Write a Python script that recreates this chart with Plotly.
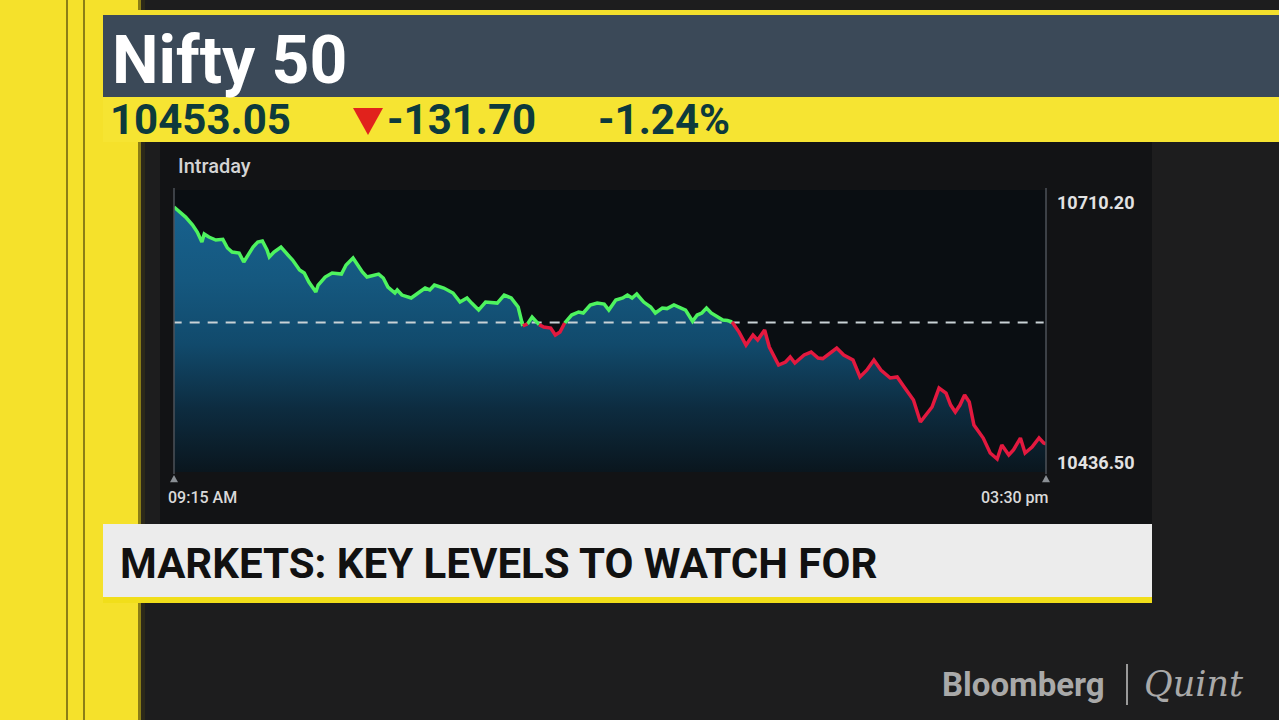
import plotly.graph_objects as go

# Nifty 50 intraday (minutes after 09:15 open) and index level
minutes = [0, 3, 5, 8, 10, 12, 13, 15, 18, 21, 23, 25, 28, 30, 32, 34, 36, 38, 40, 41,
           43, 46, 49, 51, 54, 56, 58, 61, 62, 65, 68, 70, 72, 74, 77, 79, 81, 83, 86, 88,
           90, 92, 95, 96, 98, 102, 105, 108, 110, 112, 116, 120, 123, 126, 128, 131, 134, 137, 139, 142,
           145, 148, 150, 152, 154, 157, 159, 162, 164, 166, 168, 171, 174, 176, 179, 182, 185, 187, 190, 193,
           195, 197, 199, 202, 205, 207, 210, 212, 215, 218, 220, 223, 225, 227, 229, 231, 234, 236, 238, 240,
           243, 246, 249, 251, 254, 256, 260, 263, 265, 267, 271, 274, 277, 279, 282, 285, 288, 292, 295, 298,
           301, 304, 308, 311, 314, 318, 321, 324, 326, 329, 332, 334, 336, 338, 340, 342, 344, 348, 351, 354,
           356, 359, 361, 364, 366, 369, 372, 374, 375]
nifty = [10710.2, 10703.7, 10699.3, 10690.6, 10683.0, 10672.2, 10680.9, 10677.6, 10674.4, 10675.1,
         10665.7, 10661.3, 10660.2, 10650.5, 10658.1, 10666.8, 10672.2, 10673.3, 10663.5, 10655.9,
         10661.3, 10666.8, 10658.1, 10652.6, 10641.8, 10638.5, 10628.7, 10617.9, 10625.5, 10634.2,
         10638.5, 10637.9, 10637.4, 10647.2, 10654.8, 10647.2, 10639.6, 10634.2, 10636.3, 10637.4,
         10633.1, 10623.3, 10616.8, 10620.1, 10614.6, 10611.4, 10616.8, 10622.2, 10620.1, 10625.5,
         10622.2, 10616.8, 10607.0, 10611.4, 10605.9, 10598.3, 10607.0, 10606.2, 10605.9, 10614.6,
         10611.4, 10601.6, 10581.0, 10583.2, 10590.7, 10582.5, 10579.9, 10578.8, 10571.2, 10574.4,
         10584.2, 10592.9, 10596.2, 10595.1, 10603.8, 10605.9, 10604.8, 10598.3, 10609.2, 10611.4,
         10614.6, 10611.4, 10615.7, 10607.0, 10601.6, 10595.1, 10600.5, 10599.9, 10603.8, 10600.5,
         10598.3, 10586.1, 10592.9, 10595.1, 10600.5, 10595.1, 10590.7, 10587.5, 10586.9, 10585.3,
         10574.4, 10560.3, 10571.2, 10565.7, 10576.6, 10558.1, 10538.6, 10541.9, 10547.3, 10540.8,
         10549.5, 10552.7, 10546.2, 10545.6, 10551.6, 10557.1, 10549.5, 10544.0, 10525.6, 10533.2,
         10544.0, 10533.2, 10524.5, 10525.6, 10514.7, 10500.6, 10476.7, 10486.5, 10493.0, 10513.6,
         10508.2, 10495.1, 10487.5, 10495.1, 10506.0, 10498.4, 10473.4, 10459.3, 10443.0, 10436.5,
         10451.7, 10440.8, 10446.3, 10459.3, 10443.0, 10449.5, 10459.3, 10453.9, 10453.05]

last_price = 10453.05
change = -131.70
pct_change = -1.24
prev_close = 10584.75
day_high = 10710.20
day_low = 10436.50

W, H = 1279, 720


def px_x(x):
    return x / W


def px_y(y):
    return 1 - y / H


shapes = []


def rect(x0, y0, x1, y1, color):
    shapes.append(dict(type="rect", xref="paper", yref="paper", layer="below",
                       x0=px_x(x0), x1=px_x(x1), y0=px_y(y1), y1=px_y(y0),
                       fillcolor=color, line_width=0))


def vline(x, y0, y1, color, width, layer="below"):
    shapes.append(dict(type="line", xref="paper", yref="paper", layer=layer,
                       x0=px_x(x), x1=px_x(x), y0=px_y(y1), y1=px_y(y0),
                       line=dict(color=color, width=width)))


def tri(x, y, half, color, down=False):
    s = -1 if down else 1
    path = "M %f %f L %f %f L %f %f Z" % (px_x(x - half), px_y(y + s * half * 0.8),
                                         px_x(x + half), px_y(y + s * half * 0.8),
                                         px_x(x), px_y(y - s * half))
    shapes.append(dict(type="path", xref="paper", yref="paper", layer="above",
                       path=path, fillcolor=color, line_width=0))


# background furniture
rect(0, 0, 138, H, "#f5e12b")
rect(138, 0, 141, H, "#8a7d16")
rect(141, 0, 145, H, "#2c2919")
vline(67, 0, H, "#8c7e16", 2)
vline(84, 0, H, "#8c7e16", 2)
rect(103, 10, W, 15, "#f3df2c")
rect(103, 15, W, 97, "#3b4958")
rect(103, 97, W, 142, "#f6e432")
rect(160, 142, 1152, 524, "#121315")
rect(174, 190, 1046, 472, "#0a0e12")
rect(103, 524, 1152, 597, "#ececec")
rect(103, 597, 1152, 603, "#f1de1a")
vline(174, 188, 474, "#4c5258", 1.5, "above")
vline(1046, 188, 474, "#4c5258", 1.5, "above")
tri(174, 479, 4, "#8a8f94")
tri(1046, 479, 4, "#8a8f94")
tri(368, 120, 15, "#e1221c", down=True)
vline(1127, 664, 705, "#9a9a9a", 2)

fig = go.Figure()

# area under the line
fig.add_trace(go.Scatter(
    x=minutes, y=nifty, mode="lines", line=dict(width=0),
    fill="tozeroy",
    fillgradient=dict(type="vertical", start=10422.4, stop=10700,
                      colorscale=[[0, "#0a161e"], [0.25, "#0d2c40"], [0.5, "#114a6c"],
                                  [0.75, "#15587f"], [1, "#17608c"]]),
    hoverinfo="skip", showlegend=False))

# previous close
fig.add_trace(go.Scatter(
    x=[minutes[0] - 1, minutes[-1] - 1], y=[prev_close, prev_close], mode="lines",
    line=dict(color="#c9d2d6", width=2, dash="10px,8px"),
    hoverinfo="skip", showlegend=False))

# green above previous close, red below
runs = {"#4ef35f": ([], []), "#e3193f": ([], [])}
cur = None
for i in range(len(nifty) - 1):
    col = "#4ef35f" if (nifty[i] + nifty[i + 1]) / 2 >= prev_close else "#e3193f"
    xs, ys = runs[col]
    if col != cur:
        if xs:
            xs.append(None)
            ys.append(None)
        xs.append(minutes[i])
        ys.append(nifty[i])
    xs.append(minutes[i + 1])
    ys.append(nifty[i + 1])
    cur = col

for col, (xs, ys) in runs.items():
    fig.add_trace(go.Scatter(x=xs, y=ys, mode="lines", line=dict(color=col, width=3.5),
                             connectgaps=False, showlegend=False))

ann = []


def label(x, y, text, size, color, weight=400, anchor="left", family="Roboto", style="normal"):
    ann.append(dict(x=px_x(x), y=px_y(y), xref="paper", yref="paper", text=text,
                    showarrow=False, xanchor=anchor, yanchor="middle",
                    font=dict(family=family, size=size, color=color, weight=weight, style=style)))


label(110, 60, "Nifty 50", 66, "#ffffff", 700)
label(108, 120, "%.2f" % last_price, 42, "#0d3a3c", 700)
label(385, 120, "%.2f" % change, 42, "#0d3a3c", 700)
label(596, 120, "%.2f%%" % pct_change, 42, "#0d3a3c", 700)
label(176, 166, "Intraday", 20, "#d4d4d4", 500)
label(1055, 202, "%.2f" % day_high, 18, "#e2e2e2", 700)
label(1055, 462, "%.2f" % day_low, 18, "#e2e2e2", 700)
label(166, 497, "09:15 AM", 16, "#d9d9d9", 500)
label(1051, 497, "03:30 pm", 16, "#d9d9d9", 500, anchor="right")
label(118, 563, "MARKETS: KEY LEVELS TO WATCH FOR", 42, "#111111", 700)
label(940, 684, "Bloomberg", 33, "#a9a9a9", 700)
label(1142, 684, "Quint", 35, "#a9a9a9", 400, family="DejaVu Serif", style="italic")

fig.update_layout(
    width=W, height=H,
    margin=dict(l=0, r=0, t=0, b=0),
    paper_bgcolor="#1d1d1e",
    plot_bgcolor="#0a0e12",
    shapes=shapes,
    annotations=ann,
    xaxis=dict(domain=[px_x(174), px_x(1046)], range=[0, 375], visible=False, fixedrange=True),
    yaxis=dict(domain=[px_y(472), px_y(190)], range=[10422.4, 10728.7], visible=False, fixedrange=True),
    showlegend=False,
)

fig.write_html("out.html", config={"displayModeBar": False},
               post_script="document.body.style.margin='0';document.body.style.overflow='hidden';")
____
**WHAT IS EXPECTED**
Without any pictures, reproduce the lines from the first one in the material through the line that has "import plotly.graph_objects as go", exactly as they appear.

**WRITTEN ANSWER**
Write a Python script that recreates this chart with Plotly.
import plotly.graph_objects as go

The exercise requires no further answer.